Сборник вполне обоснованно структурирован на 7 разделов, названия которых говорят сами за себя: «Выступление», «На полях кровавых битв», «Царь и кубанцы», «Отклики боевых подвигов», «Пластуны», «Крестным путем, «На досуге» плюс рубрики «Вместо предисловия» и «Послесловие».
В 2010 году эта книга была переиздана краснодарским книжным издательством «Традиция». К сожалению, сам факт переиздания не стал побудительным толчком к изучению этого литературного и исторического феномена. Во «Введении» к ней профессор В.Н. Ратушняк не говорит ни одного слова о судьбах авторов, чьи произведения представлены в сборнике, почему господствовали в этот период те или иные жанры, какой отклик в читающей публике имели данные публикации.
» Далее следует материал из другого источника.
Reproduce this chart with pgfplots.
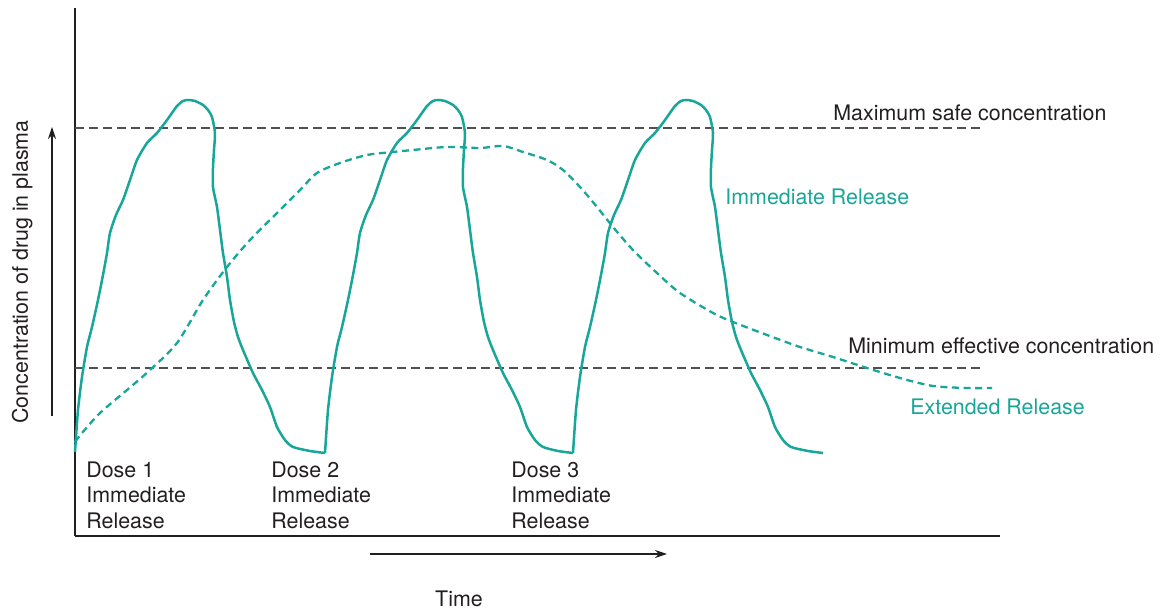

Особенно много присылалось лирических, передающих тоску по родине, воспоминания об оставленной семье и, конечно же, пафосных стихов одического типа, воспевающих героические подвиги фронтовых товарищей, призывавших мобилизоваться и победить врага. Часть авторов выказывала недюжинные способности. Первые публикации в «Кубанском казачьем вестнике» не стали для них последними. Назовем некоторых из них поименно и расскажем об их творчестве военного периода чуть подробнее.
Знакомство начнем с поэтических опытов подлинного таланта из народа, казака станицы Ахтанизовской Ивана Приймы (1891–1966), некоторые стихи которого стали популярными на Кубани народными песнями.
Прийму призвали на действительную службу еще до начала войны. Вскоре его командировали в Асхабадский военный лазарет на годичные фельдшерские курсы. А в августе 1914 их перебросили на два с половиной года на турецкий фронт. Службу он проходил в штабе бригады, а потом и дивизии. Во время боевого затишья находилось свободное время для занятий самообразованием. Изучал географию, историю, грамматику, литературу, теорию словесности. Упражняясь в грамматике, все чаще начал сочинять рассказы, а потом и стихи. Молодой, благородно мыслящий казак оказался наделенным острым взором, возвышенной душой и неравнодушным сердцем, способным и воспринять, и пережить, и передать свою взволнованность читателю. Свои литературные пробы начал посылать в Екатеринодар, в «Кубанский казачий вестник». В нем с 1915 по 1917 год было напечатано восемь прозаических рассказов и 27 стихотворений, посланных Приймой с фронта.
Иван Яковлевич Прийма (в возрасте 24 лет)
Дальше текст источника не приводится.